You Tablet, iTablet, We All Tablet for the Apple iPad Tablet Tech heads and computer geeks the world around will focus their attention toward San Francisco, California on January 27, 2010 with breathless anticipation toward Apple’s ( NASDAQ: AAPL ) unveiling of its new tablet-style computer. With Steve Jobs making a run for world-wide domination of media (online music, online videos, books, movies, and games) – is there even the slightest chance that the stock could fall?
When looking at the potential for a stock as it heads into a news event (like the release of the Apple tablet computer), it is often best to take a look at technical performance. One can not deny how solid Apple performed in 2009, does this past performance indicate that the coming 11 months will be the same? Well, let’s take a look.
Since hitting a 2009 nadir in the 78 region, the stock has gained more than 150% – pretty good performance. However, could this performance be setting up a bear run? Well, the stock is in uncharted territory, trading in rarified air in a historical perspective. The closest potential historic support for Apple is its 50-day moving average. This trendline has done a decent job helping usher the stock higher, and the announcement of the Apple tablet computer should help strengthen this trendline’s resolve. With the equity in the process of rebounding off this trendline, one could expect technical history to repeat itself.
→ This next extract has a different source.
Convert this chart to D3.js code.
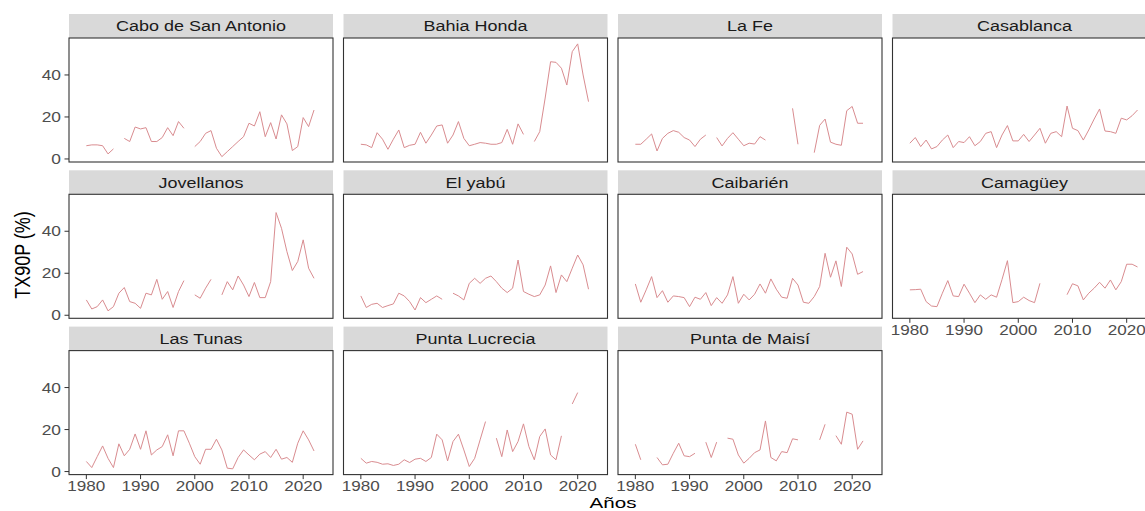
<!DOCTYPE html>
<html>
<head>
<meta charset="utf-8">
<script src="https://cdn.jsdelivr.net/npm/d3@7"></script>
<style>
  html, body { margin: 0; padding: 0; background: #fff; overflow: hidden; }
  svg { display: block; font-family: "Liberation Sans", Arial, sans-serif; }
</style>
</head>
<body>
<svg id="chart" width="1145" height="511"></svg>
<script>
const years = d3.range(1980, 2023);
const stations = ["Cabo de San Antonio", "Bahia Honda", "La Fe", "Casablanca",
  "Jovellanos", "El yabú", "Caibarién", "Camagüey",
  "Las Tunas", "Punta Lucrecia", "Punta de Maisí"];

const caboSanAntonio = [6.3,6.7,6.7,6.3,2.4,4.8,null,9.8,8.3,15.2, 14.3,14.9,8.3,8.3,10.2,14.9,11.1,17.8,14.6,null, 5.9,8.3,12.2,13.5,5.1,1.1,3.5,5.9,8.3,10.6, 17,15.7,22.5,10.6,17.3,9.5,21,16.7,4,5.9, 19.7,15.4,23.3];
const bahiaHonda = [7,6.7,5.4,12.5,9.4,4.6,9.4,13.8,5.4,6.5, 7,12.7,7.5,11.4,15.7,16.2,7.5,11.4,17.8,9.8, 6.3,7,7.8,7.5,7,7,7.8,14.1,7,16.7, 11.7,null,8.3,13,29,46.3,46,43.2,35.2,51.1, 54.8,40,27.3];
const laFe = [7,7,9.4,11.9,3.8,9.8,12.2,13.5,12.7,10.2, 9,5.9,9.4,11.4,null,10.2,6.2,9.8,12.5,9.4, 6.3,7.5,7.1,10.6,9,null,null,null,null,24.1, 7,null,null,3,16,19,8,7,6.5,23, 25,17,17];
const casablanca = [7.5,10.2,5.9,9,4.8,5.9,9,11.4,5.4,8.3, 7.8,10.6,6.3,8.3,12.2,13,5.4,11.4,15.9,8.6, 8.6,11.7,8.3,11.4,14.6,7.5,12.2,13,10.6,25.2, 14.6,13.5,9,13.8,19,23.8,13.3,13,12.2,19.4, 18.6,20.6,23.3];
const jovellanos = [7.3,3,4.1,7.3,2.1,4.1,10.5,13.2,6.5,5.7, 3.3,10.5,9.7,17.1,7.6,11.3,3.7,11.3,16.5,null, 9.7,8.1,12.9,17.1,null,9.7,16,12.1,18.7,14.4, 8.9,15.6,8.4,8.4,16,48.9,41.4,30.3,21.3,25.6, 35.9,22.4,17.6];
const elYabu = [9.2,3.7,5.2,5.7,3.7,4.6,5.4,10.5,9.2,6.5, 2.5,8.4,6,7.6,9.2,7.6,null,10.5,9.2,7.3, 15.2,17.6,15.2,17.6,18.7,16,12.9,10.8,12.9,26.3, 11.3,10,8.9,9.7,14.4,23.5,10.8,19.2,16,22.4, 28.7,24,12.4];
const caibarien = [14.9,6.2,12.1,18.4,8.4,11.7,6.2,9.2,8.9,8.4, 4.1,8.6,7.6,10.8,4.6,8.4,5.7,9.7,18.4,5.7, 10,7.3,10,14.9,10.5,17.3,12.4,8.6,8.1,17.6, 14.4,6.2,5.7,8.9,13.7,29.5,18.1,25.9,13.7,32.4, 29.2,19.5,20.8];
const camaguey = [12.1,12.2,12.4,6.5,4.4,4.1,10.5,16.5,9.2,8.9, 14.8,10.5,6,9.7,7.6,9.7,8.6,17,26,6, 6.5,8.6,7,6,15.2,null,null,null,null,9.8, 15,14,7.3,10.5,12.9,15.7,12.9,16.8,12.1,16, 24.3,24.3,23];
const lasTunas = [4.8,1.9,7.1,12.2,6.3,1.9,13.2,7.5,10.6,17.9, 10.6,19.4,7.9,10.3,11.9,17.5,7.5,19.4,19.4,13.5, 7.1,3.5,10.6,10.6,15.4,10.3,1.6,1.3,6.7,10.3, 7.9,5.6,8.3,9.5,6.7,10.6,5.9,6.7,4.4,13.5, 19.4,15.1,9.8];
const puntaLucrecia = [6.3,4,4.8,4.4,3.5,3.7,2.9,3.5,5.6,4.3, 5.9,6.3,4.8,6.7,17.8,15.1,5.1,14.3,17.8,10.3, 2.4,6.3,15.1,23.8,null,15.9,7.1,19.8,9.5,14.3, 22.7,11.9,5.6,16.7,20.3,7.9,5.6,17,null,32.2, 37.6,null,null];
const puntaMaisi = [13,5.6,null,null,6.7,3.2,3.5,8.7,13.5,7.5, 7.1,8.7,null,14,6.7,14,null,15.9,15.4,7.9, 4,6.3,9,10.3,24.1,6.7,5.1,9.5,9,15.6, 15.1,null,null,null,15.1,22.5,null,17.1,13,28.3, 27.3,10.6,14.6];

const seriesValues = [caboSanAntonio, bahiaHonda, laFe, casablanca, jovellanos, elYabu,
  caibarien, camaguey, lasTunas, puntaLucrecia, puntaMaisi];
const yTicks = [0, 20, 40];
const xTicks = [1980, 1990, 2000, 2010, 2020];
const yTitle = "TX90P (%)";
const xTitle = "Años";

// ---- layout ----
const S = 1.24;                 // horizontal text stretch of the reference image
const colLeft = [69, 343.5, 618, 892.5];
const panelW = 264;
const panelH = 124;
const stripH = 24;
const firstBottom = 162;
const rowPitch = 156.3;
const ncol = 4;
const lineColor = "#d98c90";

const svg = d3.select("#chart");
const x = d3.scaleLinear().domain([1976.8, 2025.5]).range([0, panelW]);
const y = d3.scaleLinear().domain([-1.45, 57.6]).range([panelH, 0]);
const line = d3.line().defined(d => d.v !== null).x(d => x(d.yr)).y(d => y(d.v));

function stretchedText(g, tx, ty, txt, size, anchor, fill, extra, sx) {
  return g.append("text")
    .attr("transform", `translate(${tx},${ty}) scale(${sx || S},1)` + (extra || ""))
    .attr("text-anchor", anchor)
    .attr("font-size", size)
    .attr("fill", fill)
    .text(txt);
}

stations.forEach((name, i) => {
  const r = Math.floor(i / ncol), c = i % ncol;
  const bottom = firstBottom + r * rowPitch;
  const top = bottom - panelH;
  const left = colLeft[c];
  const g = svg.append("g").attr("transform", `translate(${left},${top})`);

  // strip
  g.append("rect").attr("x", 0).attr("y", -stripH).attr("width", panelW).attr("height", stripH)
    .attr("fill", "#d9d9d9");
  stretchedText(g, panelW / 2, -stripH / 2 + 5.2, name, 14.5, "middle", "#1a1a1a");

  // panel bg
  g.append("rect").attr("width", panelW).attr("height", panelH).attr("fill", "#fff");

  const data = years.map((yr, k) => ({ yr, v: seriesValues[i][k] }));
  g.append("path").datum(data).attr("d", line)
    .attr("fill", "none").attr("stroke", lineColor).attr("stroke-width", 1)
    .attr("stroke-linejoin", "round");

  // border
  g.append("rect").attr("width", panelW).attr("height", panelH)
    .attr("fill", "none").attr("stroke", "#333333").attr("stroke-width", 1.1);

  // y axis
  if (c === 0) {
    const ya = g.append("g");
    yTicks.forEach(t => {
      ya.append("line").attr("x1", -4.5).attr("x2", 0).attr("y1", y(t)).attr("y2", y(t))
        .attr("stroke", "#333333").attr("stroke-width", 1);
      stretchedText(ya, -8, y(t) + 5, t, 14, "end", "#4d4d4d");
    });
  }
  // x axis: bottom row, or panels with nothing below
  const hasBelow = (i + ncol) < stations.length;
  if (!hasBelow) {
    const xa = g.append("g").attr("transform", `translate(0,${panelH})`);
    xTicks.forEach(t => {
      xa.append("line").attr("x1", x(t)).attr("x2", x(t)).attr("y1", 0).attr("y2", 4.5)
        .attr("stroke", "#333333").attr("stroke-width", 1);
      stretchedText(xa, x(t), 16.5, t, 13.8, "middle", "#4d4d4d");
    });
  }
});

// axis titles
stretchedText(svg, 30, 255, yTitle, 18, "middle", "#000", " rotate(-90)");
stretchedText(svg, 613, 507.8, xTitle, 14.5, "middle", "#000", "", 1.42);
</script>
</body>
</html>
That said, is there any reason to believe the stock could drop? Any reason for Apple to fall after releasing its new tablet computer? Perhaps, stick with me here. Researching the stock a bit we find that a massive 40 analysts follow the equity. What is even more massive is the amount of “strong buy” rankings Apple receives – 30. Moreover, nine of the remaining analysts rate Apple a “hold” or better. With analyst coverage this bullish, there is little room for the stock to benefit from upgrades. In fact, an upgrade from the lone bull would be like dumping a tablespoon of salt in the ocean … in other words, the impact would be minimal.
With very little chance for upgrades, the downgrade potential is massive. What if the Apple tablet computer fails miserably? What if analysts hate the Apple tablet computer? What if the public doesn’t want to pay the money for the Apple tablet (perhaps not likely, but…)? Could any of these actions lead to downgrades? Yes. Could these downgrades act like an anchor to the stock? Yes. Of course, it is nice to see various levels of technical support residing under Apple shares. Not only is there the stock’s 50-day moving average, but it also could rely on the 200 level, its 10-week moving average (which is slightly below the shares), or its 10-month moving average (much lower than the current position) if need be.
At one point in time, people referred to Apple as a recession-proof stock. Is this the case? Perhaps. It certainly seems that analysts and investors feel the stock is bulletproof. I guess we will find out for sure.